One possible drawback to this idea is that e.g. Ven. Yuttadhammo said he's not enthusiastic about 'seeded' questions -- and this proposal might be (or might seem) similar. Not that you don't want to ask the question and increase the value of the site, but see for example this comment,
Religious questions are not "info only" questions. These questions are "life direction" questions. Every question, if possible, is crucial to the asker.
When I researched Proposal: Self-answering questions is welcome a consistent bit of advice was the questions should be well written:
- What's the question?
- What research have you done already to discover the answer?

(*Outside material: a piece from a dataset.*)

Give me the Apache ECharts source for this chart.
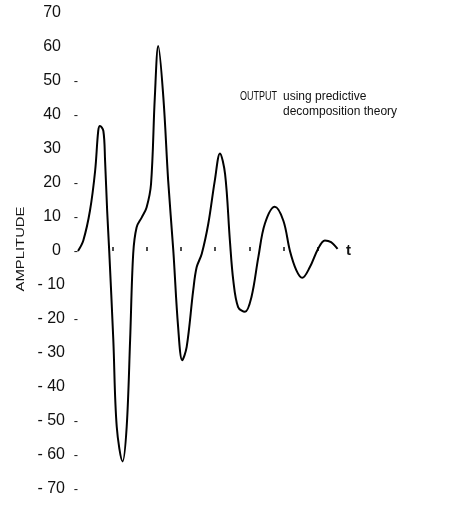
<!DOCTYPE html>
<html>
<head>
<meta charset="utf-8">
<script src="https://cdn.jsdelivr.net/npm/echarts@6/dist/echarts.min.js"></script>
<style>
html,body{margin:0;padding:0;background:#fff;}
#chart{width:462px;height:507px;}
</style>
</head>
<body>
<div id="chart"></div>
<script>
// time values (x, in tick units) and amplitude
const timeValues = [0,0.155,0.35,0.50,0.59,0.64,0.74,0.79,0.85,0.91,1.03,1.13,1.30,1.42,1.52,1.61,1.71,1.86,2.00,2.13,2.24,2.34,2.49,2.63,2.78,2.92,3.04,3.17,3.36,3.46,3.61,3.80,3.99,4.14,4.29,4.43,4.53,4.67,4.87,5.06,5.26,5.45,5.74,5.99,6.18,6.37,6.54,6.76,7.00,7.20,7.38,7.57];
const amplitude = [0,3.1,11.9,23.6,35.3,36.8,35.3,26.5,11.9,0.1,-26.2,-51.7,-61.9,-51.7,-26.2,-0.8,7.0,9.9,12.8,19.7,45.1,60.3,45.1,20.7,0.1,-22.3,-32.1,-28.2,-11.6,-4.8,-0.8,8.0,20.7,28.7,22.6,3.1,-8.7,-16.5,-17.9,-13.5,-1.8,8.0,13.0,8.9,0.1,-5.7,-7.9,-4.8,0.6,3.1,2.6,0.6];
// y labels that carry a small dash
const yDashValues = [50,40,20,10,0,-20,-50,-60,-70];
// small marks along the zero line
const timeTicks = [1,2,3,4,5,6,7];
const yAxisTitle = 'AMPLITUDE';
const xAxisTitle = 't';
const noteLine1a = 'OUTPUT';
const noteLine1b = 'using predictive';
const noteLine2 = 'decomposition theory';

const seriesData = timeValues.map((t, i) => [t, amplitude[i]]);
const FONT = 'Liberation Sans, Arial, sans-serif';

const chart = echarts.init(document.getElementById('chart'), null, {renderer: 'canvas'});
chart.setOption({
  animation: false,
  backgroundColor: '#fff',
  grid: {left: 78, right: 120, top: 13, bottom: 18},
  xAxis: {
    type: 'value', min: 0, max: 7.7,
    axisLine: {show: false, onZero: true},
    axisTick: {show: true, inside: true, length: 4, customValues: timeTicks, lineStyle: {color: '#111', width: 1.5}},
    axisLabel: {show: false},
    splitLine: {show: false},
    name: xAxisTitle, nameLocation: 'end', nameGap: 4,
    nameTextStyle: {fontSize: 15, fontWeight: 'bold', color: '#111', fontFamily: FONT}
  },
  yAxis: {
    type: 'value', min: -70, max: 70, interval: 10,
    axisLine: {show: false},
    axisTick: {show: false},
    splitLine: {show: false},
    axisLabel: {
      margin: 0,
      formatter: function (v) {
        const neg = v < 0;
        const s = neg ? '- ' + (-v) : String(v);
        const tk = neg ? 'tn' : 'tp';
        return '{n|' + s + '}{' + tk + '|' + (yDashValues.indexOf(v) >= 0 ? '-' : ' ') + '}';
      },
      rich: {
        n: {fontSize: 16, color: '#111', fontFamily: FONT},
        tp: {width: 17, align: 'right', fontSize: 13, color: '#111', fontFamily: FONT},
        tn: {width: 13, align: 'right', fontSize: 13, color: '#111', fontFamily: FONT}
      }
    }
  },
  series: [{
    type: 'line',
    data: seriesData,
    smooth: 0.35,
    showSymbol: false,
    lineStyle: {color: '#000', width: 2}
  }],
  graphic: [
    {type: 'text', x: 21, y: 249, rotation: Math.PI / 2, scaleX: 1.35,
     style: {text: yAxisTitle, fontSize: 11, fontFamily: FONT, fill: '#111', align: 'center', verticalAlign: 'middle'}},
    {type: 'text', x: 240, y: 97, scaleX: 0.72,
     style: {text: noteLine1a, fontSize: 12.5, fontFamily: FONT, fill: '#111', align: 'left', verticalAlign: 'middle'}},
    {type: 'text', x: 283, y: 97,
     style: {text: noteLine1b, fontSize: 12, fontFamily: FONT, fill: '#111', align: 'left', verticalAlign: 'middle'}},
    {type: 'text', x: 283, y: 112,
     style: {text: noteLine2, fontSize: 12, fontFamily: FONT, fill: '#111', align: 'left', verticalAlign: 'middle'}}
  ]
});
</script>
</body>
</html>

- How was your research not enough?
This answer was well-written on that subject, and implies that it's good to know whether and why and how much a question is important to the person asking it -- it includes,
This is a fantastic quotation on how to judge whether or not to ask a question in the first place. "How much do you care about finding out the answer?", "Does the answer nag at you silently as you go about your day?"
Perhaps that kind of insight, into the intent of the person asking, helps to direct a good/specific answer (as well as providing a motive or incentive for answering at all).
See also Yuttadhammo's,
Personally, I find seeded questions irksome; it's generally easy to see that the asker isn't really looking for an answer, so there is no sense of accomplishment in answering.
So one thing that worries me about this proposal is that the following maybe aren't genuine reasons for a question:
- "Because it's a topic of the week"
- "Because I want to increase the site's average number of questions asked per day"
I mean they're not bad reasons but perhaps they're only interesting to meta-users who are interested in the site itself.
One the other hand I can see there's a possible counter-argument -- i.e. perhaps there's a good way to use the topics-of-the-week initiative, that is, as a way to encourage people to think of important, useful questions.